While the dough chills, **prepare the Cheese Filling:** In a medium bowl, beat the softened cream cheese until smooth and creamy. A hand mixer or a sturdy whisk works well here. Add the large eggs, one at a time, beating well after each addition until fully incorporated.
Stir in the grated sharp cheddar cheese, grated Gruyère cheese, minced fresh chives, minced fresh thyme, and a pinch of salt and black pepper. Mix until just combined. Be careful not to overmix the filling, as this can make it tough.
Preheat your oven to 375°F (190°C). Lightly grease a 24-cup mini muffin tin with butter or cooking spray. This will help prevent the tarts from sticking.
On a lightly floured surface, roll out the chilled dough to about 1/8-inch thickness. Use a 2-inch round cookie cutter or a small glass to cut out 24 circles. Reroll scraps as needed, but try not to overwork the dough.
Carefully press each dough circle into the prepared mini muffin cups, gently shaping it to fit the bottom and sides. Don't worry if it's not perfectly uniform; rustic charm is part of the appeal!
Divide the cheese filling evenly among the prepared crusts, filling each about two-thirds full. You might find a small spoon or a piping bag helpful for this step.
Bake for 18-22 minutes, or until the crusts are golden brown and the filling is set and lightly puffed. The edges of the crust should look nice and crisp.

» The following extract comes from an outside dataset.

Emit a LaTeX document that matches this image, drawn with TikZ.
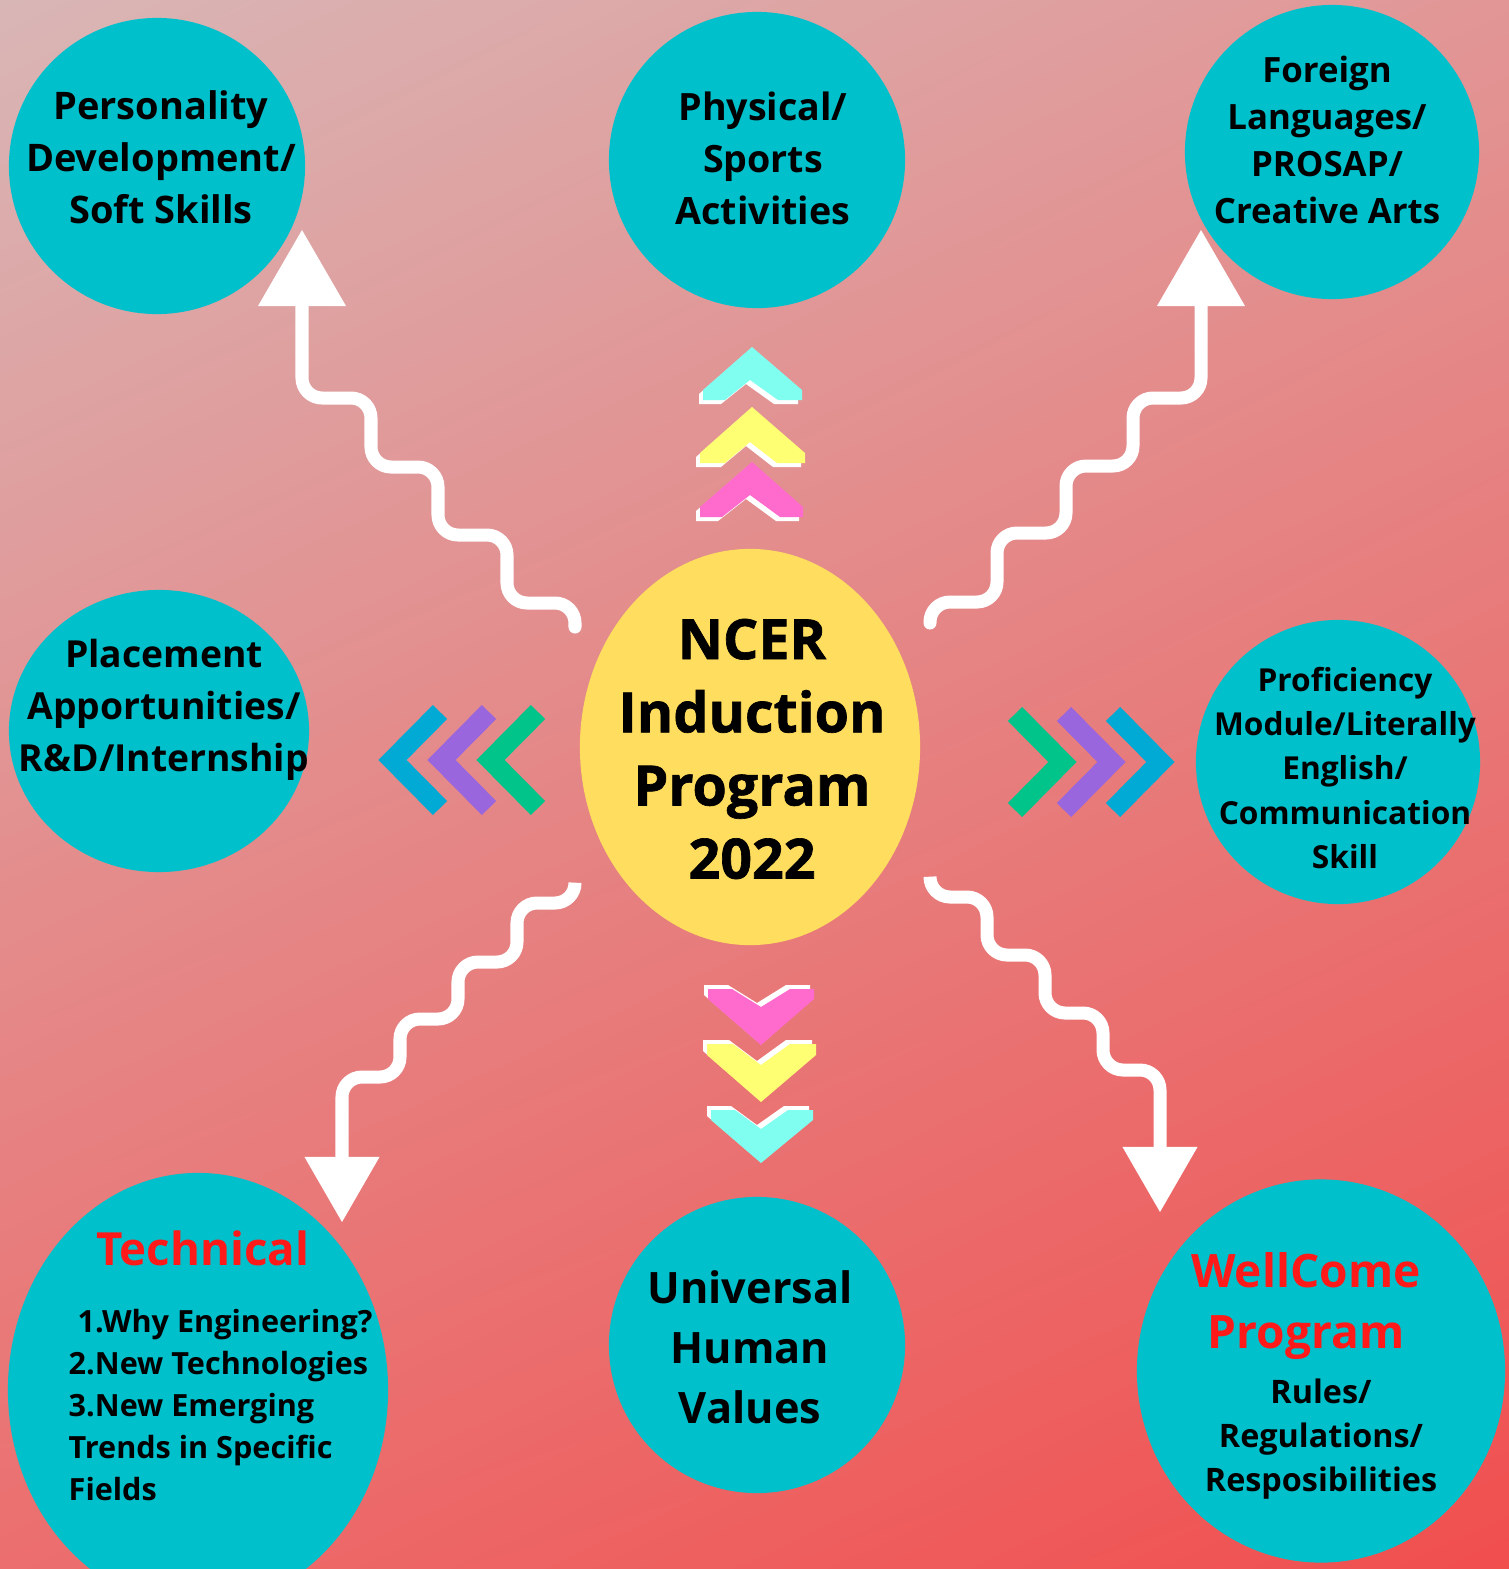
\documentclass[tikz,border=0pt]{standalone}
\usepackage{fontspec}
\setmainfont{Open Sans}
\newfontfamily\corefont[BoldFeatures={FakeBold=1.2}]{Open Sans}
\usetikzlibrary{shapes.geometric,arrows.meta,shadings}

\definecolor{bgTL}{RGB}{217,182,182}
\definecolor{bgTR}{RGB}{226,150,150}
\definecolor{bgBL}{RGB}{236,110,110}
\definecolor{bgBR}{RGB}{241,78,78}
\definecolor{bubbleteal}{RGB}{0,192,204}
\definecolor{coreyellow}{RGB}{255,221,94}
\definecolor{titlered}{RGB}{255,26,26}
\definecolor{chevblue}{RGB}{0,170,212}
\definecolor{chevpurple}{RGB}{153,102,221}
\definecolor{chevgreen}{RGB}{0,196,138}
\definecolor{pixcyan}{RGB}{128,255,240}
\definecolor{pixyellow}{RGB}{255,255,115}
\definecolor{pixpink}{RGB}{255,106,205}

\tikzset{
  bubble/.style={circle, fill=bubbleteal, inner sep=0pt},
  oval/.style={ellipse, fill=bubbleteal, inner sep=0pt},
  lbl/.style 2 args={align=center, inner sep=0pt, font=\bfseries\fontsize{#1}{#2}\selectfont},
  corelbl/.style={align=center, inner sep=0pt, font=\corefont\bfseries\fontsize{15.8pt}{20.8pt}\selectfont},
  stair/.style={draw=white, line width=3.7pt, line cap=round, rounded corners=0.2cm},
  bigtip/.style={-{Triangle[width=0.88cm,length=0.76cm,line width=0pt]}},
  smalltip/.style={-{Triangle[width=0.75cm,length=0.65cm,line width=0pt]}},
  chev/.style={line width=0.2cm},
}

\begin{document}
\begin{tikzpicture}[x=0.01cm, y=-0.01cm]
  \shade[upper left=bgTL, upper right=bgTR, lower left=bgBL, lower right=bgBR]
    (0,0) rectangle (1509,1569);
  \useasboundingbox (0,0) rectangle (1509,1569);

  % bubbles
  \node[oval, minimum width=3.40cm, minimum height=3.96cm, fill=coreyellow] (core) at (750,747) {};
  \node[bubble, minimum size=2.96cm] (pers) at (157,166) {};
  \node[bubble, minimum size=2.96cm] (phys) at (757,160) {};
  \node[bubble, minimum size=2.94cm] (lang) at (1332,152) {};
  \node[oval, minimum width=3.00cm, minimum height=2.82cm] (place) at (159,731) {};
  \node[bubble, minimum size=2.84cm] (prof) at (1338,762) {};
  \node[oval, minimum width=3.80cm, minimum height=4.34cm] (tech) at (198,1390) {};
  \node[bubble, minimum size=2.96cm] (uhv) at (757,1345) {};
  \node[oval, minimum width=3.68cm, minimum height=3.83cm] (welc) at (1321,1371) {};

  % texts
  \node[corelbl] (coreT) at (752,749) {NCER\\Induction\\Program\\2022};
  \node[lbl={10.8pt}{14.8pt}] (persT) at (161,157) {Personality\\Development/\\Soft Skills};
  \node[lbl={10.7pt}{14.8pt}] (physT) at (763,158) {Physical/\\Sports\\Activities};
  \node[lbl={9.9pt}{13.4pt}] (langT) at (1327,140) {Foreign\\Languages/\\PROSAP/\\Creative Arts};
  \node[lbl={10.6pt}{14.8pt}] (placeT) at (164,710) {Placement\\Apportunities/\\R\&D/Internship};
  \node[lbl={9pt}{12.6pt}] (profT) at (1345,768) {Proficiency\\Module/Literally\\English/\\Communication\\Skill};
  \node[lbl={12.3pt}{17.1pt}] (uhvT) at (750,1347) {Universal\\Human\\Values};
  \node[lbl={13pt}{17pt}, text=titlered] (techT) at (203,1248) {Technical};
  \node[lbl={8.7pt}{12pt}, align=left, anchor=west] (techL) at (68,1405)
    {\hspace*{0.09cm}1.Why Engineering?\\2.New Technologies\\3.New Emerging\\Trends in Specific\\Fields};
  \node[lbl={13.1pt}{17.6pt}, text=titlered] (welcT) at (1306,1306) {WellCome\\Program};
  \node[lbl={9.2pt}{12.5pt}] (welcL) at (1321,1439) {Rules/\\Regulations/\\Resposibilities};

  % stair arrows
  \coordinate (persS) at (575,627);
  \coordinate (persE) at (302,230);
  \coordinate (langS) at (930,623);
  \coordinate (langE) at (1201,230);
  \coordinate (techS) at (575,883);
  \coordinate (techE) at (342,1222);
  \coordinate (welcS) at (930,878);
  \coordinate (welcE) at (1160,1212);
  \draw[stair, bigtip] (persS) |- ++(-68,-24) |- ++(-69,-68) |- ++(-67,-68) |- ++(-69,-69) -- (persE);
  \draw[stair, bigtip] (langS) |- ++(67,-21) |- ++(69,-69) |- ++(67,-67) |- ++(68,-68) -- (langE);
  \draw[stair, smalltip] (techS) |- ++(-58,20) |- ++(-59,59) |- ++(-58,57) |- ++(-58,58) -- (techE);
  \draw[stair, smalltip] (welcS) |- ++(57,19) |- ++(58,58) |- ++(58,58) |- ++(57,57) -- (welcE);

  % side chevrons
  \draw[chev, chevblue] (440,712) -- (392.5,760) -- (440,808);
  \draw[chev, chevpurple] (489,712) -- (441.5,760) -- (489,808);
  \draw[chev, chevgreen] (538,712) -- (490.5,760) -- (538,808);
  \draw[chev, chevgreen] (1015,714) -- (1062.5,762) -- (1015,810);
  \draw[chev, chevpurple] (1064,714) -- (1111.5,762) -- (1064,810);
  \draw[chev, chevblue] (1113,714) -- (1160.5,762) -- (1113,810);

  % pixel chevrons up
  \begin{scope}[xshift=-0.04cm, yshift=-0.04cm]
    \fill[white] (703,400) -- (703,390) -- (752,347) -- (802,390) -- (802,400) -- (778,400) -- (750,380) -- (725,400) -- cycle;
    \fill[white] (700,463) -- (700,453) -- (752,407) -- (805,453) -- (805,463) -- (777,463) -- (750,442) -- (725,463) -- cycle;
    \fill[white] (700,517) -- (700,507) -- (752,462) -- (803,507) -- (803,517) -- (780,517) -- (750,495) -- (722,517) -- cycle;
  \end{scope}
  \fill[pixcyan] (703,400) -- (703,390) -- (752,347) -- (802,390) -- (802,400) -- (778,400) -- (750,380) -- (725,400) -- cycle;
  \fill[pixyellow] (700,463) -- (700,453) -- (752,407) -- (805,453) -- (805,463) -- (777,463) -- (750,442) -- (725,463) -- cycle;
  \fill[pixpink] (700,517) -- (700,507) -- (752,462) -- (803,507) -- (803,517) -- (780,517) -- (750,495) -- (722,517) -- cycle;

  % pixel chevrons down
  \begin{scope}[xshift=-0.04cm, yshift=0.04cm]
    \fill[white] (708,989) -- (732,989) -- (761,1007) -- (790,989) -- (814,989) -- (814,999) -- (761,1045) -- (708,999) -- cycle;
    \fill[white] (707,1044) -- (733,1044) -- (761,1065) -- (790,1044) -- (816,1044) -- (816,1055) -- (761,1102) -- (707,1055) -- cycle;
    \fill[white] (711,1110) -- (735,1110) -- (761,1129) -- (788,1110) -- (813,1110) -- (813,1120) -- (761,1163) -- (711,1120) -- cycle;
  \end{scope}
  \fill[pixpink] (708,989) -- (732,989) -- (761,1007) -- (790,989) -- (814,989) -- (814,999) -- (761,1045) -- (708,999) -- cycle;
  \fill[pixyellow] (707,1044) -- (733,1044) -- (761,1065) -- (790,1044) -- (816,1044) -- (816,1055) -- (761,1102) -- (707,1055) -- cycle;
  \fill[pixcyan] (711,1110) -- (735,1110) -- (761,1129) -- (788,1110) -- (813,1110) -- (813,1120) -- (761,1163) -- (711,1120) -- cycle;
\end{tikzpicture}
\end{document}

Remove the muffin tin from the oven and let the tarts cool in the tin for 5-10 minutes before carefully transferring them to a wire rack to cool completely. This helps them firm up and prevents them from breaking.
Serve warm or at room temperature. These are absolutely delicious fresh out of the oven, but they hold up beautifully for entertaining too. Enjoy your delectable little bites!
📝 Notes
For extra flavor, you can add a pinch of garlic powder to the filling.
Ensure all dairy ingredients are at room temperature for a smoother filling.
These tarts freeze well! Bake and cool completely, then freeze in a single layer before transferring to a freezer bag for up to 2 months. Reheat from frozen at 300°F (150°C) until warm through.